Whenever someone clicks onto a website, stays on the page they landed on, and then clicks away from the site entirely (or worse, clicks the “back” button), that’s called a “bounce”. (If they click to a different page on the same site, that’s not.) For your typical, informational website, the bounce rate can be as high as 40%. For websites that intend to cause bounces (like mini-sites that are being used to affiliate market products and thus only actually have one page on the entire site) the bounce rate can be 100% — so clearly a bounce isn’t necessarily a bad thing in general.
But it is if you’re Google. Google wants to see users engaged, so bouncing is definitely one way to get your SERPs penalized.
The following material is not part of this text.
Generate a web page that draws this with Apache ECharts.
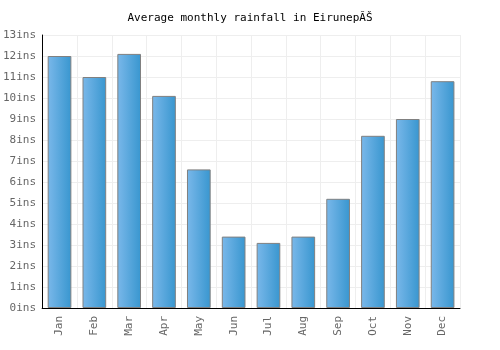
<!DOCTYPE html>
<html>
<head>
<meta charset="utf-8">
<script src="https://cdn.jsdelivr.net/npm/echarts@6/dist/echarts.min.js"></script>
<style>
html, body { margin: 0; padding: 0; background: #fff; }
#chart { width: 500px; height: 350px; }
</style>
</head>
<body>
<div id="chart"></div>
<script>
var months = ['Jan', 'Feb', 'Mar', 'Apr', 'May', 'Jun', 'Jul', 'Aug', 'Sep', 'Oct', 'Nov', 'Dec'];
var rainfall = [12.0, 11.0, 12.1, 10.1, 6.6, 3.4, 3.1, 3.4, 5.2, 8.2, 9.0, 10.8];
var titleText = 'Average monthly rainfall in EirunepĂŠ';

var font = '"DejaVu Sans Mono", monospace';
var myChart = echarts.init(document.getElementById('chart'));
myChart.setOption({
    animation: false,
    title: {
        text: titleText,
        left: 'center',
        top: 8,
        textStyle: { fontFamily: font, fontSize: 11, fontWeight: 'normal', color: '#000' }
    },
    grid: { left: 40, right: 40, top: 35, bottom: 42 },
    xAxis: {
        type: 'category',
        data: months,
        axisLine: { lineStyle: { color: '#000', width: 1 } },
        axisTick: { show: false },
        axisLabel: { rotate: 90, fontFamily: font, fontSize: 11, color: '#666', margin: 8 },
        splitLine: { show: true, lineStyle: { color: '#eeeeee' } }
    },
    yAxis: {
        type: 'value',
        min: 0,
        max: 13,
        interval: 1,
        axisLine: { show: true, lineStyle: { color: '#000', width: 1 } },
        axisTick: { show: false },
        axisLabel: { formatter: '{value}ins', fontFamily: font, fontSize: 11, color: '#666', margin: 6 },
        splitLine: { lineStyle: { color: '#eeeeee' } }
    },
    series: [{
        type: 'bar',
        data: rainfall,
        barCategoryGap: '32%',
        itemStyle: {
            color: new echarts.graphic.LinearGradient(0, 0, 1, 0, [
                { offset: 0, color: '#7ab8ea' },
                { offset: 1, color: '#3896cf' }
            ]),
            borderColor: '#808080',
            borderWidth: 1
        }
    }]
});
</script>
</body>
</html>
This may actually be, among other things, a deliberate slap at affiliate marketing.
Don’t Make Assumptions About Bouncing
Having a high bounce rate isn’t a good reason to panic up front. The last thing you want to do is take one look at a website’s bounce rate and decide to scrap it and start over — there are a lot of factors that can affect your bounce rate, and many of them are under your control.
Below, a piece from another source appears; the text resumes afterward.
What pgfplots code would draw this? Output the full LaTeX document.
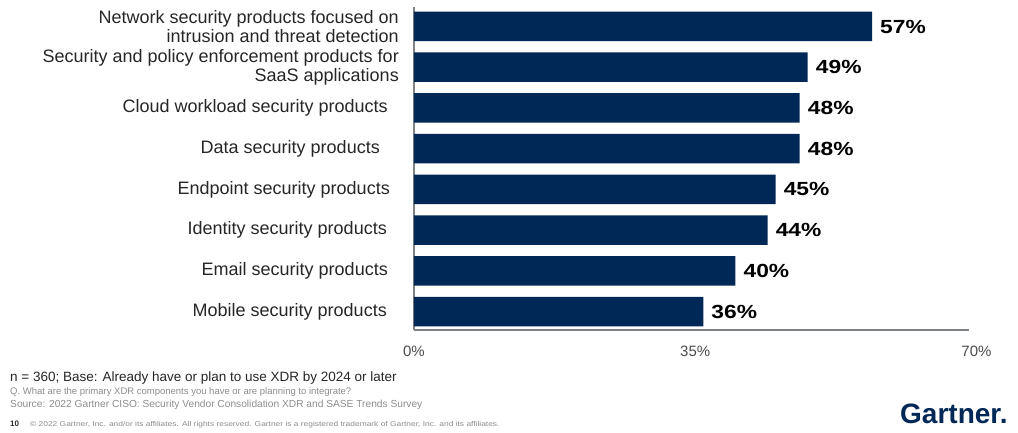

For example, if you find that you have a 75% bounce rate, it may be that your bounces are coming from untargeted traffic — an AdWords campaign, for example, that is targeting a keyword that isn’t quite right for what you’re selling. If they filtered their bounce rate by traffic source, they’d find that 40% of search traffic and 95% of PPC traffic was bouncing — a clear sign that the problem is with the AdWords campaign, not with their website.
You can also find by drilling down that your bounce rate is caused by one specific landing page — your other few landing pages are performing excellently, but for some reason (maybe the giant floating baby head?) that one is just creeping people out, or seems irrelevant to your business.
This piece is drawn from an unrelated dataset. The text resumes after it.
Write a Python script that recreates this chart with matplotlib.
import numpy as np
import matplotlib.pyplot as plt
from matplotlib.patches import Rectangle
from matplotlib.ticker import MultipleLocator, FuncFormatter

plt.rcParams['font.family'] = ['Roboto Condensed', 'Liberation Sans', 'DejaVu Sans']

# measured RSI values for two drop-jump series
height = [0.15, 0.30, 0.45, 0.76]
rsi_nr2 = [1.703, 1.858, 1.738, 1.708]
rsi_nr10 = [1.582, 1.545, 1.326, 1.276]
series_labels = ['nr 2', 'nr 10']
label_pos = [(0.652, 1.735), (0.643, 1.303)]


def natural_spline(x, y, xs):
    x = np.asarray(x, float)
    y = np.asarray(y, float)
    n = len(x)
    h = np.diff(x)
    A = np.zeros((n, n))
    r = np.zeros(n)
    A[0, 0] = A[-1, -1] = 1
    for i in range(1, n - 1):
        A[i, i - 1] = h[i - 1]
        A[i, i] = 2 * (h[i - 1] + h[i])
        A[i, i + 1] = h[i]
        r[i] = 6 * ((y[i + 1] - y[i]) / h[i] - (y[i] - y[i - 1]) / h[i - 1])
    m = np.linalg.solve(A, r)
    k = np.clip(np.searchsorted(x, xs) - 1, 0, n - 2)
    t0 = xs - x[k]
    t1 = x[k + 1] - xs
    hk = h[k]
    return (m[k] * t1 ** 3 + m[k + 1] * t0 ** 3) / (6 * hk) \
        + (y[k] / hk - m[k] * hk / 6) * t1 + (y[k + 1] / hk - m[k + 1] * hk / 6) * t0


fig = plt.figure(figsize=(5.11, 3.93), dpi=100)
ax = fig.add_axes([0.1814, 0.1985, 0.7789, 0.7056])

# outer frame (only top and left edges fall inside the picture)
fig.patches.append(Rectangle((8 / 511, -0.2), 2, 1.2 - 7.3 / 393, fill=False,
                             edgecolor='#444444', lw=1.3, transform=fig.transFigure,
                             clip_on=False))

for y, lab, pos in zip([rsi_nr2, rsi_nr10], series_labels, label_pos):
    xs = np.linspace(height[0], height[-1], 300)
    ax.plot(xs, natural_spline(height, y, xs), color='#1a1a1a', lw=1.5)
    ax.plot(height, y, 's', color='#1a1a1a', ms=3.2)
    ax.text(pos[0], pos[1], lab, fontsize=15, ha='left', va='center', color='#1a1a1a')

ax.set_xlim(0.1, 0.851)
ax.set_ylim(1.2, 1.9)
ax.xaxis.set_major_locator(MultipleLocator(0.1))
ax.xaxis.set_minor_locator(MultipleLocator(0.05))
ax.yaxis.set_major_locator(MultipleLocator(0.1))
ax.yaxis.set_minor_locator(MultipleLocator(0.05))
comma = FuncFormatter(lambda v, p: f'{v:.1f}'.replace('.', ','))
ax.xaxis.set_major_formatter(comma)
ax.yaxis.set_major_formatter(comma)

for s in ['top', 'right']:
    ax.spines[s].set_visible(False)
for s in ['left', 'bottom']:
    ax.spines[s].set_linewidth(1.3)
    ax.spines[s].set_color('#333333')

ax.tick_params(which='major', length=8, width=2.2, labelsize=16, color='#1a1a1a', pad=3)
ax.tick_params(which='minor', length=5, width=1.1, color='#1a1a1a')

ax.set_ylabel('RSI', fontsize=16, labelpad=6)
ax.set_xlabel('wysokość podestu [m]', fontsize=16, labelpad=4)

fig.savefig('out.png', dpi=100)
There’s also a strong potential, especially on high-media sites, that users are leaving because the page isn’t loading fast enough for their tastes. If your site takes a long time to load because you have hundreds of HTML queries to process in order to get all of your media in place, that will definitely upset enough people to add noticeably to your bounce rate. (There are web design tricks that can help a lot with this — if you think this may be you, call me and let’s talk streamlining.)
Finally, keywords that you’ve been SEOing for can cause bounce for the same reason that the AdWords example, above, did. If your website is all about wedding planning and one of the keywords you optimized for was “floral bouquets”, you can be sure there’s a lot of people coming to your site for something you don’t provide — those are bounces waiting to happen.
Again, not all bounces are bad — and a goodly amount are unavoidable — but if you’re not managing your bounce, you’re not definitely not doing everything you can to engage your client base.